Question

A family has three children. An outcome is represented by a string GBB (meaning the oldest child is a girl, the second oldest is a boy, and the youngest is a boy).

Find the probability of:

i) A girl on the first birth.
ii) Exactly two boys.
iii) First child and third child are both girls.

Answer 1

The probability of a girl on the first birth is 1/2, the probability of exactly two boys is 3/8, and the probability that the first child and third child are both girls is 1/4.

Step-by-step explanation:

To find the probability of different outcomes in a family with three children, we need to consider the sample space of all possible outcomes. Each child can be either a girl (G) or a boy (B). The sample space consists of 2^3 = 8 outcomes:

1. GGG
2. GGB
3. GBG
4. GBB
5. BGG
6. BGB
7. BBG
8. BBB

i) The probability of a girl on the first birth is 4/8 = 1/2, since there are 4 outcomes where the first child is a girl (GGG, GGB, GBG, GBB) out of 8 total outcomes.

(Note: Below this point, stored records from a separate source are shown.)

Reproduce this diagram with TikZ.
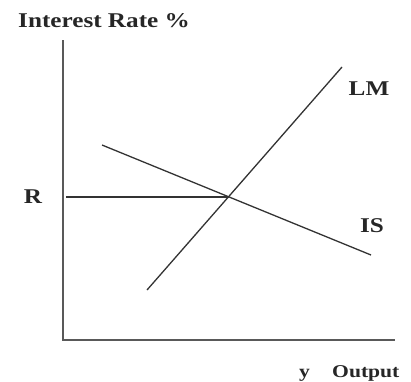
\documentclass[tikz,border=0pt]{standalone}
\usepackage{fontspec}
\setmainfont{Liberation Serif}[FakeStretch=1.2]
\begin{document}
\begin{tikzpicture}[x=1pt,y=-1pt,
  axis/.style={draw=black!65, line width=1.8pt},
  curve/.style={draw=black!80, line width=1.3pt},
  lbl/.style={font=\bfseries\fontsize{21}{24}\selectfont, inner sep=0pt, text=black!85},
  slbl/.style={font=\bfseries\fontsize{18}{21}\selectfont, inner sep=0pt, text=black!85}]
\useasboundingbox (0,0) rectangle (411,381);
\coordinate (top) at (63,40);
\coordinate (origin) at (63,340);
\coordinate (xend) at (395,340);
\draw[axis] (top) -- (origin) -- (xend);
\coordinate (rstart) at (66,197);
\coordinate (eq) at (229,197);
\draw[curve] (rstart) -- (eq);
\coordinate (lm1) at (147,290);
\coordinate (lm2) at (342,67);
\draw[curve] (lm1) -- (lm2);
\coordinate (is1) at (102,145);
\coordinate (is2) at (371,255);
\draw[curve] (is1) -- (is2);
\node[lbl, anchor=base west] (title) at (18,27) {Interest Rate \%};
\node[lbl] (r) at (33,197) {R};
\node[lbl] (lm) at (369,89) {LM};
\node[lbl] (is) at (372,226) {IS};
\node[slbl, anchor=base west] (y) at (299,377) {y};
\node[slbl, anchor=base west] (out) at (332,377) {Output};
\end{tikzpicture}
\end{document}
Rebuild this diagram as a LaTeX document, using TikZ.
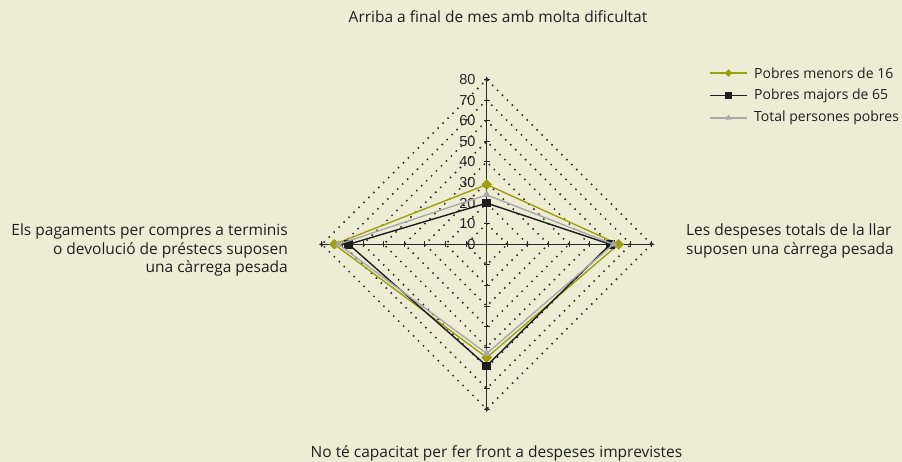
\documentclass[tikz,border=0pt]{standalone}
\usepackage{fontspec}
\setmainfont{Open Sans}
\newfontfamily\numfont{Liberation Sans}
\usepackage{tikz}
\usetikzlibrary{shapes.geometric}
\usetikzlibrary{arrows.meta}
\usetikzlibrary{positioning}
\definecolor{chartbg}{RGB}{237,237,214}
\definecolor{menorscol}{RGB}{158,160,18}
\definecolor{majorscol}{RGB}{30,30,30}
\definecolor{totalcol}{RGB}{168,168,168}
\definecolor{axiscol}{RGB}{40,40,40}
\tikzset{
% Define standard arrow tip
>={Stealth[length=4.5pt, width=4pt]},
ring/.style={draw=axiscol, line width=1.5pt, dash pattern=on 1.5pt off 5.5pt},
label/.style={font=\fontsize{15.5}{18.5}\selectfont, text=black!88, inner sep=0},
legendtext/.style={font=\fontsize{14}{17}\selectfont, text=black!88, inner sep=0},
menors/.style={draw=menorscol, line width=1.4pt},
majors/.style={draw=majorscol, line width=1.4pt},
total/.style={draw=totalcol, line width=1.4pt},
dmark/.style={diamond, fill=menorscol, inner sep=0, minimum size=10.5pt},
smark/.style={rectangle, fill=majorscol, inner sep=0, minimum size=8.5pt},
tmark/.style={regular polygon, regular polygon sides=3, fill=totalcol, inner sep=0, minimum size=8.5pt}
}
\begin{document}
\begin{tikzpicture}[x=2.06pt, y=2.06pt]
  \useasboundingbox[fill=chartbg] (-486.7pt,-217.7pt) rectangle (415.3pt,244.3pt);

  % dotted rings
  \foreach \r in {10,20,...,80}
    \draw[ring] (\r,0) -- (0,\r) -- (-\r,0) -- (0,-\r) -- cycle;

  % axes
  \coordinate (c) at (0,0);
  \foreach \a in {0,90,180,270} {
    \draw[->, draw=axiscol, line width=1.4pt] (c) -- (\a:81.5);
    \foreach \r in {10,20,...,80}
      \draw[draw=axiscol, line width=1.1pt] ([shift={(\a+90:2.8pt)}]\a:\r) -- ([shift={(\a-90:2.8pt)}]\a:\r);
  }
  \foreach \v in {0,10,...,80}
    \node[anchor=east, inner sep=0, font=\numfont\fontsize{14.5}{14.5}\selectfont, text=axiscol] (n\v) at ([xshift=-11pt]0,\v) {\v};

  % Pobres menors de 16
  \node[dmark] (m1) at (90:29) {};
  \node[dmark] (m2) at (0:64) {};
  \node[dmark] (m3) at (270:55) {};
  \node[dmark] (m4) at (180:74) {};
  \draw[menors] (m1.center) -- (m2.center) -- (m3.center) -- (m4.center) -- cycle;
  \foreach \i in {1,...,4} \node[dmark] at (m\i) {};

  % Pobres majors de 65
  \node[smark] (s1) at (90:20) {};
  \node[smark] (s2) at (0:60) {};
  \node[smark] (s3) at (270:59) {};
  \node[smark] (s4) at (180:67) {};
  \draw[majors] (s1.center) -- (s2.center) -- (s3.center) -- (s4.center) -- cycle;
  \foreach \i in {1,...,4} \node[smark] at (s\i) {};

  % Total persones pobres
  \node[tmark] (t1) at (90:24) {};
  \node[tmark] (t2) at (0:61.5) {};
  \node[tmark] (t3) at (270:53) {};
  \node[tmark] (t4) at (180:72) {};
  \draw[total] (t1.center) -- (t2.center) -- (t3.center) -- (t4.center) -- cycle;
  \foreach \i in {1,...,4} \node[tmark] at (t\i) {};

  % category labels
  \node[label] (top) at (11.3pt,227.3pt) {Arriba a final de mes amb molta dificultat};
  \node[label] (bottom) at (9.8pt,-208.7pt) {No té capacitat per fer front a despeses imprevistes};
  \node[label, anchor=west, align=left] (right) at (199.3pt,3.3pt) {Les despeses totals de la llar\\suposen una càrrega pesada};
  \node[label, anchor=east, align=right] (left) at (-198.7pt,-5.7pt) {Els pagaments per compres a terminis\\o devolució de préstecs suposen\\una càrrega pesada};

  % legend
  \coordinate (leg1a) at (223.3pt,171.3pt);
  \coordinate (leg1b) at (260.3pt,171.3pt);
  \draw[menors] (leg1a) -- (leg1b) node[midway, dmark, minimum size=8.5pt] {};
  \node[legendtext, anchor=west] (leg1) at ([xshift=7pt]leg1b) {Pobres menors de 16};
  \coordinate (leg2a) at (223.3pt,148.8pt);
  \coordinate (leg2b) at (260.3pt,148.8pt);
  \draw[majors] (leg2a) -- (leg2b) node[midway, smark, minimum size=7pt] {};
  \node[legendtext, anchor=west] (leg2) at ([xshift=7pt]leg2b) {Pobres majors de 65};
  \coordinate (leg3a) at (223.3pt,126.3pt);
  \coordinate (leg3b) at (260.3pt,126.3pt);
  \draw[total] (leg3a) -- (leg3b) node[midway, tmark, minimum size=7pt] {};
  \node[legendtext, anchor=west] (leg3) at ([xshift=7pt]leg3b) {Total persones pobres};
\end{tikzpicture}
\end{document}
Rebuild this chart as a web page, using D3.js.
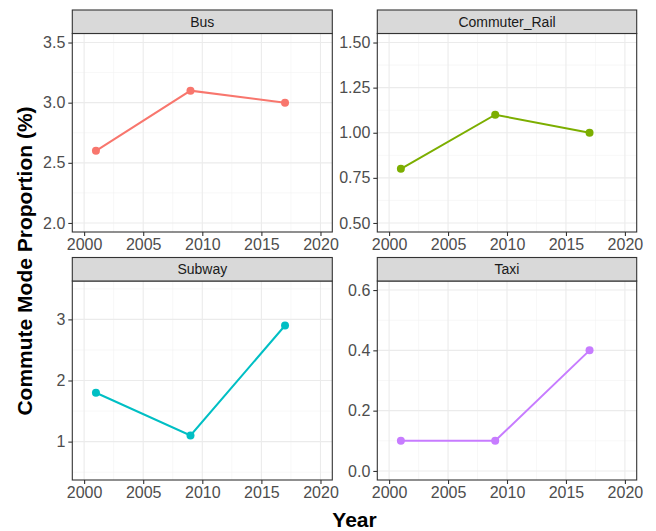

ii) The probability of exactly two boys is 3/8, since there are 3 outcomes with exactly two boys (BGG, BGB, BBG) out of 8 total outcomes.

iii) The probability that the first child and third child are both girls is 2/8 = 1/4, since there are 2 outcomes where the first child and third child are both girls (GGG, GGB) out of 8 total outcomes.